I think scientists have to be able to explain not only how their methods are necessary to obtain the data they want, but also why they want the particular data they do.
and I think that all concern trolls should have to identify what is actually deficient in scientific justifications, explain what justifications would actually satisfy them, explain why certain data is not of interest to them or society, and when criticizing existing methode actually provide some reality based rationale for how alternatives are supposed to work.
@ becca
> I think scientists have to be able to explain not
> only how their methods are necessary to obtain
> the data they want, but also why they want the
> particular data they do.
What if they don’t know?
To some extent, there a different phases of scientific exploration: examining the models we have (to extend them), verifying a theory based upon an existing model, and attempting to reveal as yet undiscovered observations.
In the first and second case, I may or may not be able to explain why I want the particular data; more to the point, I may be able to explain why I want the particular data to someone else who is familiar with the problem domain, but it might be very difficult to explain it to someone else (and it might be downright impossible if my explanation has to hit moving goalposts, which may very well be the case if the person listening to my explanation has an agenda that would lead them to say, “That’s not enough justification, I need more.”)
… and of course, in the third case, the answer literally might be, “I don’t know.

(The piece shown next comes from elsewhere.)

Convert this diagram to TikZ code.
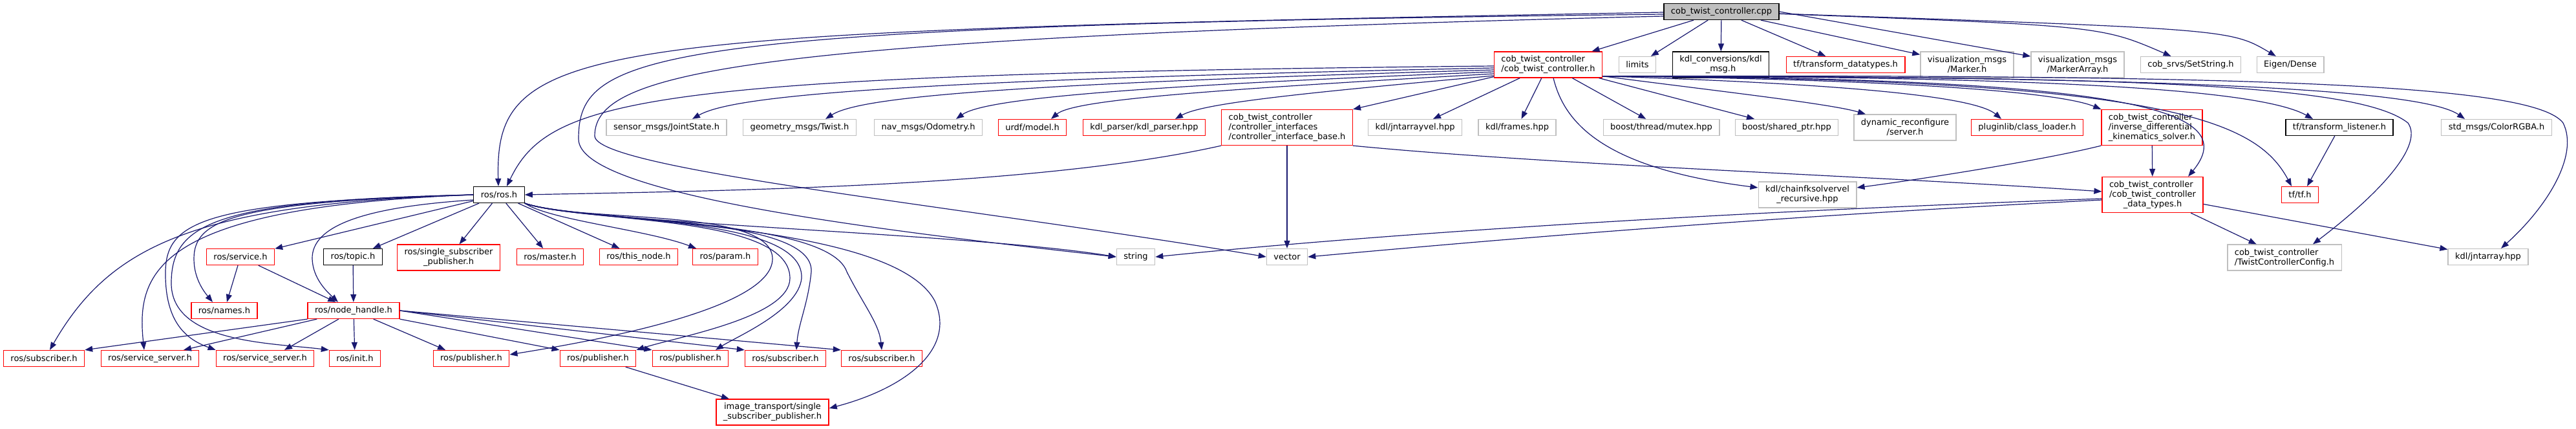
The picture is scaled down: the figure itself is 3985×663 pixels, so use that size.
\documentclass[tikz,border=0pt]{standalone}
\usepackage{fontspec}
\setmainfont{DejaVu Sans}
\usetikzlibrary{arrows.meta}
\definecolor{edgeblue}{HTML}{191970}
\definecolor{boxgray}{HTML}{BFBFBF}
\definecolor{boxred}{HTML}{FF0000}
\tikzset{
  every node/.style={font=\fontsize{13}{15}\selectfont},
  file/.style={rectangle, draw=boxgray, line width=1.3pt, inner xsep=11pt, inner ysep=0pt, minimum height=25pt, align=center},
  redfile/.style={file, draw=boxred},
  blackfile/.style={file, draw=black},
  rootfile/.style={file, draw=black, fill=boxgray},
  twolines/.style={minimum height=40pt},
  threelines/.style={minimum height=55pt},
  incl/.style={-{Triangle[length=12pt,width=9pt]}, line width=1.2pt, edgeblue},
}

\begin{document}
\begin{tikzpicture}[x=1pt,y=-1pt]
    \useasboundingbox (0,0) rectangle (3985,663);
    % files
    \node[rootfile] (root) at (2663,18) {cob\_twist\_controller.cpp};

    \node[redfile,twolines,align=left] (ctrl) at (2395,100) {cob\_twist\_controller\\/cob\_twist\_controller.h};
    \node[file] (limits) at (2533,100) {limits};
    \node[blackfile,twolines] (kdlconv) at (2662,100) {kdl\_conversions/kdl\\\_msg.h};
    \node[redfile] (tfdata) at (2855,100) {tf/transform\_datatypes.h};
    \node[file,twolines] (vismarker) at (3043,100) {visualization\_msgs\\/Marker.h};
    \node[file,twolines] (vismarkerarr) at (3214,100) {visualization\_msgs\\/MarkerArray.h};
    \node[file] (setstring) at (3389,100) {cob\_srvs/SetString.h};
    \node[file] (eigen) at (3543,100) {Eigen/Dense};

    \node[file] (sensor) at (1031,197) {sensor\_msgs/JointState.h};
    \node[file] (twist) at (1237,197) {geometry\_msgs/Twist.h};
    \node[file] (odom) at (1436,197) {nav\_msgs/Odometry.h};
    \node[redfile] (urdf) at (1597,197) {urdf/model.h};
    \node[redfile] (kdlparser) at (1770,197) {kdl\_parser/kdl\_parser.hpp};
    \node[redfile,threelines,align=left] (ifacebase) at (1991,197) {cob\_twist\_controller\\/controller\_interfaces\\/controller\_interface\_base.h};
    \node[file] (jntvel) at (2189,197) {kdl/jntarrayvel.hpp};
    \node[file] (frames) at (2347,197) {kdl/frames.hpp};
    \node[file] (mutex) at (2570,197) {boost/thread/mutex.hpp};
    \node[file] (sharedptr) at (2764,197) {boost/shared\_ptr.hpp};
    \node[file,twolines] (dynreconf) at (2947,197) {dynamic\_reconfigure\\/server.h};
    \node[redfile] (pluginlib) at (3136,197) {pluginlib/class\_loader.h};
    \node[redfile,threelines,align=left] (invdiff) at (3329,197) {cob\_twist\_controller\\/inverse\_differential\\\_kinematics\_solver.h};
    \node[blackfile] (tflisten) at (3619,197) {tf/transform\_listener.h};
    \node[file] (colorrgba) at (3862,197) {std\_msgs/ColorRGBA.h};

    \node[blackfile] (ros) at (772,301) {ros/ros.h};
    \node[file,twolines] (chainfk) at (2796,301) {kdl/chainfksolvervel\\\_recursive.hpp};
    \node[redfile,threelines,align=left] (datatypes) at (3330,301) {cob\_twist\_controller\\/cob\_twist\_controller\\\hspace*{\fill}\_data\_types.h\hspace*{\fill}};
    \node[redfile] (tf) at (3558,301) {tf/tf.h};

    \node[redfile] (service) at (372,397) {ros/service.h};
    \node[blackfile] (topic) at (546,397) {ros/topic.h};
    \node[redfile,twolines] (singlesub) at (694,398) {ros/single\_subscriber\\\_publisher.h};
    \node[redfile] (master) at (851,397) {ros/master.h};
    \node[redfile] (thisnode) at (988,397) {ros/this\_node.h};
    \node[redfile] (param) at (1122,397) {ros/param.h};
    \node[file] (string) at (1757,397) {string};
    \node[file] (vector) at (1991,397) {vector};
    \node[file,twolines,align=left] (twistcfg) at (3534,398) {cob\_twist\_controller\\/TwistControllerConfig.h};
    \node[file] (jntarray) at (3849,397) {kdl/jntarray.hpp};

    \node[redfile] (names) at (347,480) {ros/names.h};
    \node[redfile] (nodehandle) at (547,480) {ros/node\_handle.h};

    \node[redfile] (sub1) at (68,554) {ros/subscriber.h};
    \node[redfile] (srv1) at (232,554) {ros/service\_server.h};
    \node[redfile] (srv2) at (410,554) {ros/service\_server.h};
    \node[redfile] (init) at (549,554) {ros/init.h};
    \node[redfile] (pub1) at (729,554) {ros/publisher.h};
    \node[redfile] (pub2) at (925,554) {ros/publisher.h};
    \node[redfile] (pub3) at (1068,554) {ros/publisher.h};
    \node[redfile] (sub2) at (1215,554) {ros/subscriber.h};
    \node[redfile] (sub3) at (1364,554) {ros/subscriber.h};

    \node[redfile,twolines] (imgtrans) at (1195,637) {image\_transport/single\\\_subscriber\_publisher.h};

    % includes of cob_twist_controller.cpp
    \draw[incl] (root) -- (ctrl);
    \draw[incl] (root) -- (limits);
    \draw[incl] (root) -- (kdlconv);
    \draw[incl] (root) -- (tfdata);
    \draw[incl] (root) -- (vismarker);
    \draw[incl] (root.east) -- (vismarkerarr);
    \draw[incl] (root) .. controls (3250,40) .. (setstring);
    \draw[incl] (root) .. controls (3450,45) .. (eigen);
    \draw[incl] ([yshift=-1pt]root.west) .. controls (900,50) and (765,60) .. ([xshift=-1pt]ros.north);
    \draw[incl] ([yshift=-4pt]root.west) .. controls (1000,40) and (895,80) .. (895,215)
                .. controls (895,300) and (1350,355) .. (string.west);
    \draw[incl] ([yshift=-7pt]root.west) .. controls (1150,60) and (920,110) .. (920,210)
                .. controls (920,262) and (1500,320) .. (vector.west);

    % includes of cob_twist_controller.h
    \draw[incl] ([yshift=-2pt]ctrl.west) .. controls (1000,115) and (850,150) .. ([xshift=12pt]ros.north);
    \draw[incl] ([yshift=-5pt]ctrl.west) .. controls (1350,125) and (1130,150) .. ([xshift=40pt]sensor.north);
    \draw[incl] ([yshift=-8pt]ctrl.west) .. controls (1550,130) and (1330,150) .. ([xshift=40pt]twist.north);
    \draw[incl] ([yshift=-11pt]ctrl.west) .. controls (1700,135) and (1520,155) .. ([xshift=43pt]odom.north);
    \draw[incl] ([yshift=-14pt]ctrl.west) .. controls (1850,140) and (1660,155) .. ([xshift=29pt]urdf.north);
    \draw[incl] ([yshift=-17pt]ctrl.west) .. controls (2000,145) and (1860,160) .. ([xshift=48pt]kdlparser.north);
    \draw[incl] ([yshift=2pt]ctrl.south west) -- (ifacebase.north east);
    \draw[incl] (ctrl) -- (jntvel);
    \draw[incl] (ctrl) -- (frames);
    \draw[incl] ([xshift=8pt]ctrl.south) .. controls (2420,190) and (2480,260) .. ([yshift=11pt]chainfk.west);
    \draw[incl] (ctrl) -- (mutex);
    \draw[incl] (ctrl) -- (sharedptr);
    \draw[incl] ([yshift=3pt]ctrl.south east) .. controls (2650,140) and (2830,160) .. ([xshift=-61pt]dynreconf.north);
    \draw[incl] ([yshift=3pt]ctrl.south east) .. controls (2800,128) and (3050,145) .. ([xshift=-40pt]pluginlib.north);
    \draw[incl] ([yshift=3pt]ctrl.south east) .. controls (2900,122) and (3180,140) .. (invdiff.north west);
    \draw[incl] ([yshift=3pt]ctrl.south east) .. controls (3300,120) and (3470,170) .. ([xshift=55pt]datatypes.north);
    \draw[incl] ([yshift=3pt]ctrl.south east) .. controls (3350,122) and (3490,185) .. ([xshift=-13pt]tf.north);
    \draw[incl] ([yshift=3pt]ctrl.south east) .. controls (3200,118) and (3500,140) .. ([xshift=-41pt]tflisten.north);
    \draw[incl] ([yshift=3pt]ctrl.south east) .. controls (3400,118) and (3750,140) .. ([xshift=-49pt]colorrgba.north);
    \draw[incl] ([yshift=3pt]ctrl.south east) .. controls (3300,118) and (3650,130) .. (3725,190)
                .. controls (3750,225) and (3680,300) .. ([xshift=44pt]twistcfg.north);
    \draw[incl] ([yshift=3pt]ctrl.south east) .. controls (3500,115) and (3920,130) .. (3965,190)
                .. controls (3990,240) and (3940,320) .. ([xshift=20pt]jntarray.north);

    % second level
    \draw[incl] (ifacebase.south west) .. controls (1600,290) and (1100,295) .. (ros.east);
    \draw[incl] (ifacebase) -- (vector);
    \draw[incl] (ifacebase.south east) .. controls (2400,255) and (2900,272) .. ([yshift=5pt]datatypes.west);
    \draw[incl] (invdiff) -- (datatypes);
    \draw[incl] (invdiff.south west) .. controls (3150,250) and (2950,280) .. ([yshift=11pt]chainfk.east);
    \draw[incl] (tflisten) -- ([xshift=11pt]tf.north);
    \draw[incl] (datatypes) -- (twistcfg);
    \draw[incl] (datatypes) -- (jntarray);
    \draw[incl] ([yshift=-6pt]datatypes.west) .. controls (2600,330) and (2100,365) .. (string.east);
    \draw[incl] ([yshift=-8pt]datatypes.west) .. controls (2700,337) and (2300,372) .. (vector.east);

    % includes of ros/ros.h
    \draw[incl] (ros) -- (service);
    \draw[incl] (ros) -- (topic);
    \draw[incl] (ros) -- (singlesub);
    \draw[incl] (ros) -- (master);
    \draw[incl] (ros) -- (thisnode);
    \draw[incl] (ros.south east) .. controls (850,340) and (1000,355) .. ([xshift=-45pt]param.north);
    \draw[incl] (ros.south east) .. controls (900,345) and (1500,360) .. (string.west);
    \draw[incl] (ros.west) .. controls (360,312) and (300,340) .. (300,400)
                .. controls (300,430) and (315,450) .. ([xshift=-18pt]names.north);
    \draw[incl] ([yshift=-8pt]ros.west) .. controls (560,320) and (482,350) .. (483,400)
                .. controls (484,430) and (505,450) .. ([xshift=-24pt]nodehandle.north);
    \draw[incl] (ros.west) .. controls (300,315) and (170,380) .. ([xshift=9pt]sub1.north);
    \draw[incl] (ros.west) .. controls (240,320) and (210,420) .. ([xshift=-9pt]srv1.north);
    \draw[incl] (ros.west) .. controls (320,312) and (257,340) .. (256,420)
                .. controls (255,500) and (290,525) .. (srv2.north west);
    \draw[incl] (ros.west) .. controls (330,310) and (264,345) .. (265,440)
                .. controls (268,530) and (420,530) .. (init.north west);
    \draw[incl] (ros.south east) .. controls (900,345) and (1195,320) .. (1195,400)
                .. controls (1195,480) and (900,530) .. ([yshift=6pt]pub1.east);
    \draw[incl] (ros.south east) .. controls (900,345) and (1222,330) .. (1222,430)
                .. controls (1222,490) and (1050,520) .. (pub2.north east);
    \draw[incl] (ros.south east) .. controls (900,345) and (1245,330) .. (1240,430)
                .. controls (1235,480) and (1140,520) .. ([xshift=39pt]pub3.north);
    \draw[incl] (ros.south east) .. controls (900,345) and (1260,330) .. (1255,420)
                .. controls (1250,470) and (1235,500) .. ([xshift=17pt]sub2.north);
    \draw[incl] (ros.south east) .. controls (900,345) and (1280,335) .. (1310,420)
                .. controls (1335,470) and (1360,500) .. (sub3.north);
    \draw[incl] (ros.south east) .. controls (900,345) and (1380,340) .. (1446,465)
                .. controls (1480,540) and (1400,600) .. ([yshift=6pt]imgtrans.east);

    % ros/service.h, ros/topic.h, ros/node_handle.h
    \draw[incl] (service) -- (names);
    \draw[incl] (service) -- (nodehandle);
    \draw[incl] (topic) -- (nodehandle);
    \draw[incl] (nodehandle.south west) -- (sub1.north east);
    \draw[incl] (nodehandle) -- ([xshift=52pt]srv1.north);
    \draw[incl] (nodehandle) -- ([xshift=30pt]srv2.north);
    \draw[incl] (nodehandle) -- (init);
    \draw[incl] (nodehandle) -- ([xshift=-40pt]pub1.north);
    \draw[incl] (nodehandle.south east) -- (pub2.north west);
    \draw[incl] (nodehandle.east) -- (pub3.north west);
    \draw[incl] (nodehandle.east) -- (sub2.north west);
    \draw[incl] (nodehandle.east) -- (sub3.north west);
    \draw[incl] (pub2) -- (imgtrans);
\end{tikzpicture}
\end{document}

I suspect there is something new to see via this experimentation, but it may turn out that there’s nothing new at all.”
Pat Cahalan- I hear you.
I’ve heard some talk of massive mouse gene knockout projects, that are designed more or less along the lines of “let’s knockout everything* and see what happens!” (which did seem to work for the yeast people, afterall).
My personal reaction to this type of project is somewhat conflicted. I simultaneously think “oh that would be great data to have!” (cool geekout response) and “maybe there’s a better use of the massive resources this requires” (practical response).

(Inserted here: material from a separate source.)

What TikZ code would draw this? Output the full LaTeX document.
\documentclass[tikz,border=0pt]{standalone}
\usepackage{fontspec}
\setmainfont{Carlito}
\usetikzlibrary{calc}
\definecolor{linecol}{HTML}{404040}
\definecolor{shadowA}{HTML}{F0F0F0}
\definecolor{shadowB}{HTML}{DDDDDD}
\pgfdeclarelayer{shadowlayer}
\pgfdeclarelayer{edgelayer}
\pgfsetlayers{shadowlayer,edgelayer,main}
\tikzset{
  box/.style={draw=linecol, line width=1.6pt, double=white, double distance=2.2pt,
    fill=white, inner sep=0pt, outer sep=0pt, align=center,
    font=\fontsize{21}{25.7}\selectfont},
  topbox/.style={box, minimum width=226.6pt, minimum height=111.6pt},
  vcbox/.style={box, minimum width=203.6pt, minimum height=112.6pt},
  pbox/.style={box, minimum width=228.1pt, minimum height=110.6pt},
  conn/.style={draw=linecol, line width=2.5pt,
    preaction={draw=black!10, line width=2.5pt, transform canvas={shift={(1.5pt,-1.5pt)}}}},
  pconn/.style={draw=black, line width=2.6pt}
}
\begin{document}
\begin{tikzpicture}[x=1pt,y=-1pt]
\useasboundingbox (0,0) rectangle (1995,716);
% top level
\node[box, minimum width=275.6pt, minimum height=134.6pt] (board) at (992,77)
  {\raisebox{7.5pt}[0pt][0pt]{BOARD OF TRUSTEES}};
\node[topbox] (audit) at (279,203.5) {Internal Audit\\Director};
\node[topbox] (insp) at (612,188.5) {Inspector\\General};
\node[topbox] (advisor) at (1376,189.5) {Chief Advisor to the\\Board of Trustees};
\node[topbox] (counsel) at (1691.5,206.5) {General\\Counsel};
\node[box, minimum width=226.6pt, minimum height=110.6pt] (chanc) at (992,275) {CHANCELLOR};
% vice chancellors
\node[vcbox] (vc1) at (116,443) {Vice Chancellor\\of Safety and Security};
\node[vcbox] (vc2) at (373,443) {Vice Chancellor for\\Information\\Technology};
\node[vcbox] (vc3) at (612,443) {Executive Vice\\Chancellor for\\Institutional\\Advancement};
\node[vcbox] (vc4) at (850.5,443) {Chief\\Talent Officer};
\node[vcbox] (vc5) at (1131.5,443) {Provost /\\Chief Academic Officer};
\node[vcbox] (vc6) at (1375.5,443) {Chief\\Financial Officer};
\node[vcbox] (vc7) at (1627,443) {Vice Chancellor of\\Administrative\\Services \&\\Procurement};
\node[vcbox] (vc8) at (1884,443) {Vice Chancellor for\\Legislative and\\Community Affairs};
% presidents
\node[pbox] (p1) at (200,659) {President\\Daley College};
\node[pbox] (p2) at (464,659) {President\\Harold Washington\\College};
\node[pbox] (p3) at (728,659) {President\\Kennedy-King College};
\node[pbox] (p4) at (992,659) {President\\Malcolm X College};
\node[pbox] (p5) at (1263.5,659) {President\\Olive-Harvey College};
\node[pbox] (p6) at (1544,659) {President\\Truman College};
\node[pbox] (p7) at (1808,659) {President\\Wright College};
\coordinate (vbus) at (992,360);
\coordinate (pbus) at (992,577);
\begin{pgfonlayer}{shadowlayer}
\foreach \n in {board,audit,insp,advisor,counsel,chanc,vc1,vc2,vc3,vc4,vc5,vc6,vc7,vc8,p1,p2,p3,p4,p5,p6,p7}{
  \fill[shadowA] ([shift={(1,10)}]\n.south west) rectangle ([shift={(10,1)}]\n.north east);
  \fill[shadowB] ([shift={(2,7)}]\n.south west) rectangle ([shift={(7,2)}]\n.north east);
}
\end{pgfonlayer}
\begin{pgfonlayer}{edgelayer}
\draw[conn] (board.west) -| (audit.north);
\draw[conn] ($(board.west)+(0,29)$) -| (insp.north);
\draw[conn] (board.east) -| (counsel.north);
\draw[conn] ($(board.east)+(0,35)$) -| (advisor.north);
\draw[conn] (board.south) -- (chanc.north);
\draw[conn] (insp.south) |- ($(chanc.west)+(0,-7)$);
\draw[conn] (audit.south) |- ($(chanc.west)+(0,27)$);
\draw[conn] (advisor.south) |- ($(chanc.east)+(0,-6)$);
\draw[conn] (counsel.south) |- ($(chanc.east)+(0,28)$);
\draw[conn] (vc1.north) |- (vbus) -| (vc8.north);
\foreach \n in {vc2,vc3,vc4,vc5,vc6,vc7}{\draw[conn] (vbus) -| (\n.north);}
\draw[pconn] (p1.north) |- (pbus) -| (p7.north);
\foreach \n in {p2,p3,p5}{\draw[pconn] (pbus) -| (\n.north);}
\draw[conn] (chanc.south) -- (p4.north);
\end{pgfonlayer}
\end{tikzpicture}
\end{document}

But I am also conflicted on this particular project because the number of mice required is staggering. I think that factor alone should give people a little bit of pause, and that we as scientists should at least think about what we hope to discover that would be ‘worth’ it (personally, the only thing that got me through some of the diabetic retinopathy work I did was imagining a giant pile of dead rat carcasses on one side of the scale, and my mother having her vision restored on the other [note that this is in no way intended as a logical point, just a personal reflection]).
That said, part of your response concerns me. You seem to be saying that it’s impossible to explain why something is important to someone who isn’t inclined to accept your standard of “important”.
I think you are conflating “explaining why something is important” with “convincing somebody that something is important”.
Have you read the whole series of Janet’s posts? It’s not always necessary to convince someone to have a productive dialogue with them. I feel that, ideally, you should still do your best to have a lay-audience-intelligible justification for your research. It’s about optimizing the productivity of the dialogue as best you can (you have relatively little control over whether the other person will come into the dialogue prepared be equivalently accommodating).
*note: I don’t know if the actual plans involve knocking out “everything”, but they assuredly involved knocking out things with very little evidence that they’d produce a particular phenotype.